Notably, when 225 mostly women workers with the IWW went on strike at the Marston Worsted Mill in Skowhegan in 1907, John Golden, President of the craft-oriented United Textile Workers of America, an AFL union, offered to send in strikebreakers. For his efforts to defeat the IWW during the "Bread and Roses Strike" of 1912, the Wobbly troubadour Joe Hill immortalized Golden in the song "John Golden and the Lawrence Strike." By the 1930s, much of the AFL's old guard had come up through the union ranks in the early 1900s.

Leading the arch conservative block was 61-year old Carpenters Union President Bill Hutcheson, who not only opposed organizing mass production workers in steel and auto manufacturing, but worked actively to defeat those efforts. Once he even convinced the Teamsters to refuse to haul wood from a dissident CIO faction of lumber workers who had split from the Carpenters. While Hutcheson was known for his ruthless and unethical tactics, especially in jurisdictional fights with other unions, he had also built the union into of the most powerful affiliates in the AFL since his first election in 1915.

55-year old Lewis — who had spent many years working in the steel, rubber, glass, lumber and copper industries prior to becoming UMWA President — had grown frustrated with AFL’s strategy  to separate workers by craft after witnessing first hand how it failed the vast majority of workers.

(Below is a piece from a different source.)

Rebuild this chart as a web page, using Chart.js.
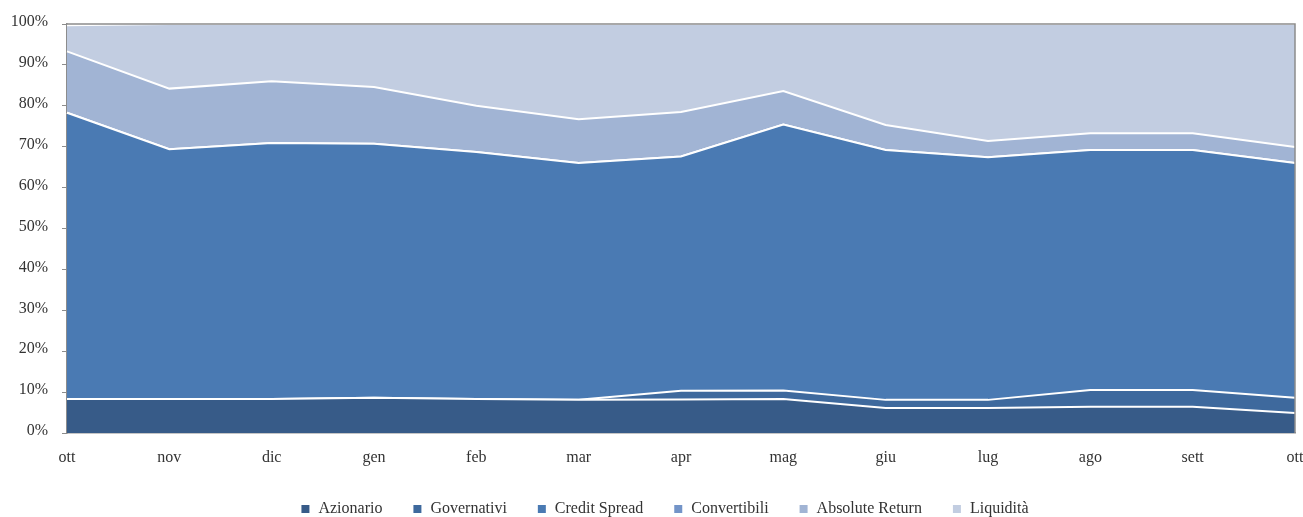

“Then, as now, the American Federation of Labor offered to the workers in these industries a plan of organization into Federal labor unions or local trade unions with the understanding that when organized they would be segregated into the various organizations of their respective crafts,” said Lewis on the floor of the convention. “Then, as now, practically every attempt to organize those workers broke upon the same rock that it breaks upon today – the rock of utter futility, the lack of reasonableness in a policy that failed to take into consideration the dreams and requirements of the workers themselves, and failing to take into consideration the recognized power of the adversaries of labor to destroy these feeble organizations in the great modern industries set up in the form of Federal labor unions or craft organizations functioning in a limited sphere.”

During a floor debate on a request of the rubber workers union for an industrial union charter, all hell broke loose. Speaking for the rubber workers, delegate William Thompson, argued that a proposed charter granting his union jurisdiction over 90 percent of the production workers and reserving to 10 percent of the remaining workers for craft unions was unworkable. He said that several times he and his coworkers had organized rubber workers into an industrial union, but that the craft unions had selected their own men from the group to the detriment of the industrial union.

Upon warning the convention that the rubber union would never again accept such an arrangement, Hutcheson shot to his feet to raise a point of order. He argued that the industrial union question had already been disposed of when the convention defeated the policy earlier. Lewis countered that Hutcheson's point of order was “small potatoes” and was meant to silence smaller unions. The burly Hutcheson, standing at 6 foot 3, replied that he had been raised “on small potatoes and that is why I am so small.” After AFL President William Green ruled in Hutcheson favor, Lewis marched across the floor and, following a brief animated conversation, clocked Hutcheson with a right to the jaw, sending him crashing to the floor amid the wreckage of a table.

According to the NY Times, shortly after that, Lewis received a telegram from a union carpenter from Kansas City: “Congratulations, sock him again.”

In the annals of the labor movement, the blow signaled to millions of workers across the country that John L. Lewis was a fighter for the unorganized worker.

Shortly after, Lewis co-found the Committee for Industrial Organization within the AFL, which changed its name to the Congress of Industrial Organizations when it broke away from the AF of L in 1938. Its founding unions included leaders of the United Mine Workers, International Typographical Union, the Amalgamated Clothing Workers of America, International Ladies Garment Workers, United Textile Workers, the Oil Workers Union and the Hatters, Cap and Millinery Workers and the Mine, Mill and Smelters Union. At the 1938 CIO convention, Lewis was elected as the upstart labor federation’s first president.